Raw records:

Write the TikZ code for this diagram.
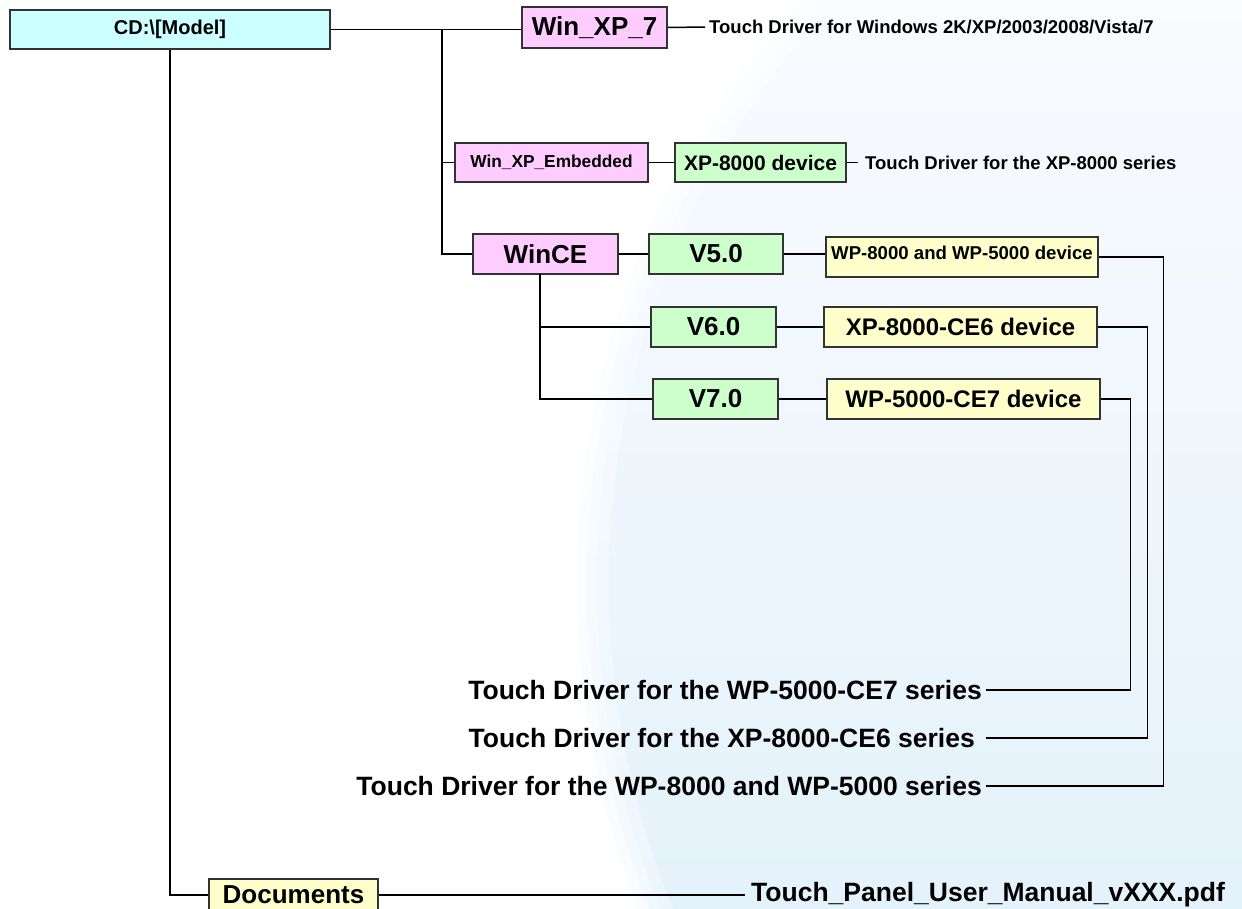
\documentclass[tikz,border=0pt]{standalone}
\usepackage{fontspec}
\setmainfont{Liberation Sans}
\usetikzlibrary{calc}
\definecolor{boxcyan}{HTML}{CCFFFF}
\definecolor{boxpink}{HTML}{FFCCFF}
\definecolor{boxgreen}{HTML}{CCFFCC}
\definecolor{boxyellow}{HTML}{FFFFCC}
\definecolor{bgtop}{HTML}{F9FBFE}
\definecolor{bgbottom}{HTML}{E4F2FB}
\def\fsz#1{\fontsize{#1}{#1}\selectfont\bfseries}
\tikzset{
	folder/.style={draw=black!80, line width=1.3pt, inner sep=0pt, font=\fsz{26}},
	note/.style={inner sep=4pt, font=\fsz{18.5}},
	bignote/.style={inner sep=4pt, font=\fsz{26.5}},
	wire/.style={line width=1.5pt, black}
}

\begin{document}
\begin{tikzpicture}[x=1pt, y=-1pt]
			%%%%% START %%%%%
			
			\useasboundingbox (0, 0) rectangle (1242, 908);
			% soft edged backdrop
			\foreach \r/\o in {898/0.25, 888/0.3, 878/0.35, 866/1} {
				\begin{scope}
					\clip (1475, 582) circle (\r pt);
					\shade[top color=bgtop, bottom color=bgbottom, opacity=\o] (0, 0) rectangle (1242, 908);
				\end{scope}
			}
			
			\node[folder, fill=boxcyan, minimum width=320pt, minimum height=39pt, font=\fsz{20}] (cd) at (170, 29.5) {CD:\textbackslash[Model]};
			\node[folder, fill=boxpink, minimum width=145pt, minimum height=41pt] (winxp) at (594.5, 27.5) {Win\_XP\_7};
			\node[folder, fill=boxpink, minimum width=193pt, minimum height=39pt, font=\fsz{17.3}] (winxpe) at (551.5, 162.5) {Win\_XP\_Embedded};
			\node[folder, fill=boxgreen, minimum width=171pt, minimum height=39pt, font=\fsz{21}] (xpdev) at (760.5, 162.5) {XP-8000 device};
			
			\node[folder, fill=boxpink, minimum width=145pt, minimum height=40pt] (wince) at (545.5, 254) {WinCE};
			\node[folder, fill=boxgreen, minimum width=134pt, minimum height=40pt] (vfive) at (716, 254) {V5.0};
			\node[folder, fill=boxgreen, minimum width=125pt, minimum height=40pt] (vsix) at (713.5, 327) {V6.0};
			\node[folder, fill=boxgreen, minimum width=125pt, minimum height=40pt] (vseven) at (715.5, 399) {V7.0};
			
			\node[folder, fill=boxyellow, minimum width=272pt, minimum height=40pt, font=\fsz{18.6}, text depth=8pt] (wpdev) at (962, 257) {WP-8000 and WP-5000 device};
			\node[folder, fill=boxyellow, minimum width=273pt, minimum height=40pt, font=\fsz{24}] (cesixdev) at (960.5, 327) {XP-8000-CE6 device};
			\node[folder, fill=boxyellow, minimum width=273pt, minimum height=40pt, font=\fsz{24}] (cesevendev) at (963.5, 399) {WP-5000-CE7 device};
			
			\node[folder, fill=boxyellow, minimum width=169pt, minimum height=32pt] (docs) at (293.5, 895) {Documents};
			
			\node[note, anchor=west] (winnote) at (705, 27) {Touch Driver for Windows 2K/XP/2003/2008/Vista/7};
			\node[note, anchor=west, inner sep=7pt] (xpnote) at (858, 162.5) {Touch Driver for the XP-8000 series};
			\node[bignote, anchor=east] (cesevennote) at (986, 690) {Touch Driver for the WP-5000-CE7 series};
			\node[bignote, anchor=east] (cesixnote) at (986, 738) {Touch Driver for the XP-8000-CE6 series\kern7pt};
			\node[bignote, anchor=east] (wpnote) at (986, 786) {Touch Driver for the WP-8000 and WP-5000 series};
			\node[bignote, anchor=west, inner sep=6pt] (pdfnote) at (745, 895) {Touch\_Panel\_User\_Manual\_vXXX.pdf};
			
			\coordinate (trunk) at (442, 29.5);
			\coordinate (cebranch) at (540, 274);
			
			\draw[wire] (cd.east) -- (cd.east -| winxp.west);
			\draw[wire] (trunk) |- (winxpe.west);
			\draw[wire] (trunk) |- (wince.west);
			\draw[wire] (winxp.east) -- (winnote.west);
			\draw[wire] (winxpe.east) -- (xpdev.west);
			\draw[wire] (xpdev.east) -- (xpnote.west);
			
			\draw[wire] (wince.east) -- (vfive.west);
			\draw[wire] (cebranch) |- (vsix.west);
			\draw[wire] (cebranch) |- (vseven.west);
			\draw[wire] (vfive.east) -- (vfive.east -| wpdev.west);
			\draw[wire] (vsix.east) -- (cesixdev.west);
			\draw[wire] (vseven.east) -- (cesevendev.west);
			
			\draw[wire] (wpdev.east) -- ++(65, 0) |- (wpnote.east);
			\draw[wire] (cesixdev.east) -- ++(50, 0) |- (cesixnote.east);
			\draw[wire] (cesevendev.east) -- ++(30, 0) |- (cesevennote.east);
			
			\draw[wire] (cd.south) |- (docs.west);
			\draw[wire] (docs.east) -- (pdfnote.west);
			
			%%%%% END %%%%%
\end{tikzpicture}
\end{document}
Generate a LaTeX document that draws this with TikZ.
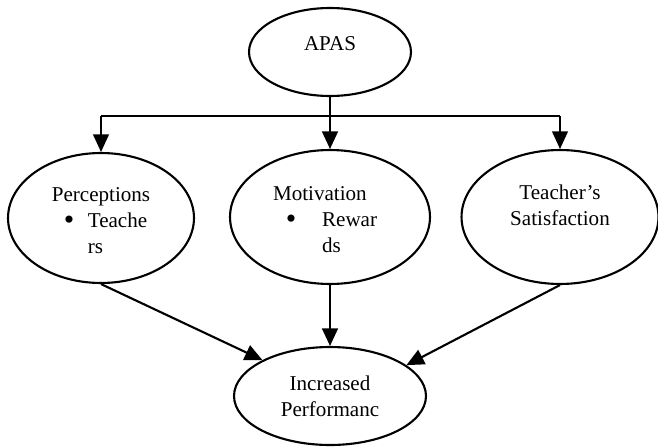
\documentclass[tikz,border=0pt]{standalone}
\usepackage{fontspec}
\setmainfont{Liberation Serif}
\usetikzlibrary{arrows.meta,positioning,shapes.geometric}
\newcommand\bigbul{{\fontsize{17}{17}\selectfont\raisebox{-0.9pt}{\textbullet}}}

\begin{document}
\begin{tikzpicture}[x=0.02cm,y=-0.02cm,
  font=\fontsize{12}{14.8}\selectfont,
  oval/.style={draw,ellipse,line width=1.2pt,inner sep=0},
  txt/.style={align=center,inner sep=0},
  lst/.style={align=left,inner sep=0},
  arr/.style={line width=1.2pt,-{Triangle[length=10pt,width=9pt]}}]
  \useasboundingbox (0,0) rectangle (658,446);
  \node[oval,minimum width=3.24cm,minimum height=1.76cm,
    label={[txt,yshift=4.5pt]center:APAS}] (apas) at (330,52) {};
  \node[oval,minimum width=3.72cm,minimum height=2.6cm,
    label={[lst,yshift=-1.7pt]center:{Perceptions\\
      \makebox[20.5pt][l]{\hspace{6.8pt}\bigbul}Teache\\\hspace*{20.5pt}rs}}] (percep) at (101,218) {};
  \node[oval,minimum width=4cm,minimum height=2.68cm,
    label={[lst,xshift=-2.8pt,yshift=-1.7pt]center:{Motivation\\
      \makebox[27.9pt][l]{\hspace{7.3pt}\bigbul}Rewar\\\hspace*{27.9pt}ds}}] (motiv) at (330,217) {};
  \node[oval,minimum width=3.94cm,minimum height=2.68cm,
    label={[txt,yshift=6.8pt]center:{Teacher's\\Satisfaction}}] (satisf) at (560,217) {};
  \node[oval,minimum width=3.84cm,minimum height=1.96cm,
    label={[txt]center:{Increased\\Performanc}}] (perform) at (330,396) {};
  \coordinate (bar) at (330,116);
  \draw[line width=0.6pt] (percep.north |- bar) -- (satisf.north |- bar);
  \draw[arr,line width=0.9pt] (percep.north |- bar) -- (percep.north);
  \draw[arr,line width=0.9pt] (satisf.north |- bar) -- (satisf.north);
  \draw[arr] (apas) -- (motiv);
  \draw[arr] (percep.south) -- (perform.152);
  \draw[arr] (motiv) -- (perform);
  \draw[arr] (satisf.south) -- (perform.22);
\end{tikzpicture}
\end{document}
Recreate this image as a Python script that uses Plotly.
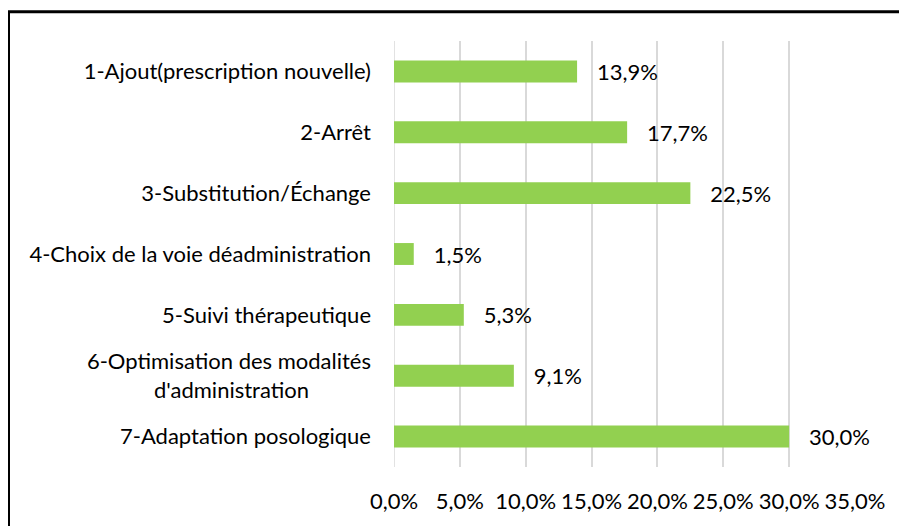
import plotly.graph_objects as go

categories = [
    "1-Ajout(prescription nouvelle)",
    "2-Arrêt",
    "3-Substitution/Échange",
    "4-Choix de la voie déadministration",
    "5-Suivi thérapeutique",
    "6-Optimisation des modalités<br>d'administration" + "\u00a0" * 11,
    "7-Adaptation posologique",
]
values = [13.9, 17.7, 22.5, 1.5, 5.3, 9.1, 30.0]
tick_vals = [0, 5, 10, 15, 20, 25, 30, 35]
tick_text = ["0,0%", "5,0%", "10,0%", "15,0%", "20,0%", "25,0%", "30,0%", "35,0%"]

labels = ["   " + f"{v:.1f}".replace(".", ",") + "%" for v in values]

W, H = 899, 518
ML, MR, MT, MB = 386, 52, 33, 56
FS = 22
FONT = "Lato"

fig = go.Figure(go.Bar(
    x=values, y=categories, orientation="h",
    marker=dict(color="#92D050", line=dict(width=0)),
    text=labels, textposition="outside", cliponaxis=False,
    constraintext="none",
    textfont=dict(size=FS, color="#000000", family=FONT),
))

pw = W - ML - MR
ph = H - MT - MB
fig.add_shape(type="rect", xref="paper", yref="paper",
              x0=(0.5 - ML) / pw, x1=(W + 10 - ML) / pw,
              y0=(H - MB - (H + 10)) / ph, y1=(H - MB - 3.5) / ph,
              line=dict(color="#000000", width=3), fillcolor="rgba(0,0,0,0)", layer="above")

fig.update_layout(
    width=W, height=H,
    margin=dict(l=ML, r=MR, t=MT, b=MB),
    paper_bgcolor="white", plot_bgcolor="white",
    bargap=0.64,
    showlegend=False,
    font=dict(family=FONT, size=FS, color="#000000"),
    xaxis=dict(range=[0, 35], tickvals=tick_vals, ticktext=tick_text,
               showgrid=True, gridcolor="#D9D9D9", gridwidth=1.5,
               zeroline=False, showline=False, ticks="",
               ticklabelstandoff=19, tickfont=dict(size=FS)),
    yaxis=dict(categoryorder="array", categoryarray=categories, autorange="reversed",
               showgrid=False, zeroline=False, showline=False, ticks="",
               ticklabelstandoff=22, tickfont=dict(size=FS)),
)
fig.add_shape(type="line", xref="x", yref="paper", x0=0, x1=0, y0=0, y1=1,
              line=dict(color="#D9D9D9", width=1.5), layer="below")

fig.write_html("out.html")
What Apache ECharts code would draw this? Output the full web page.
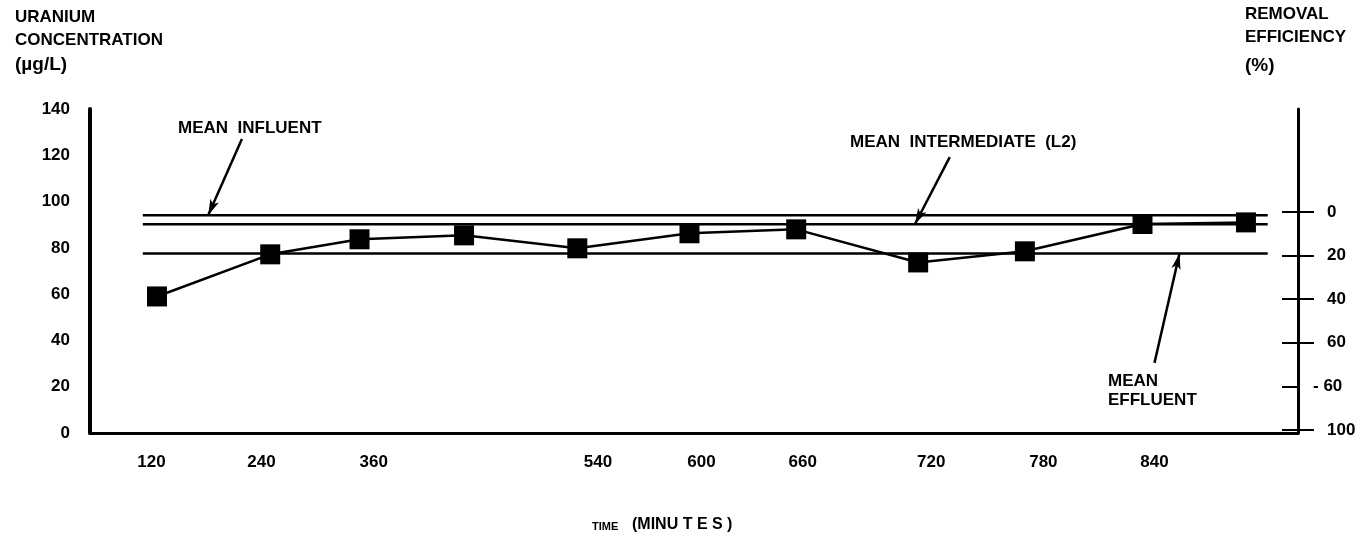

EXERCISE: Copy each line above that contains the word "this".

PROBLEM SOLUTION:
Write the TikZ code for this diagram.
Generate a LaTeX document that draws this with TikZ.
Recreate this image as a Python script that uses Plotly.
What Apache ECharts code would draw this? Output the full web page.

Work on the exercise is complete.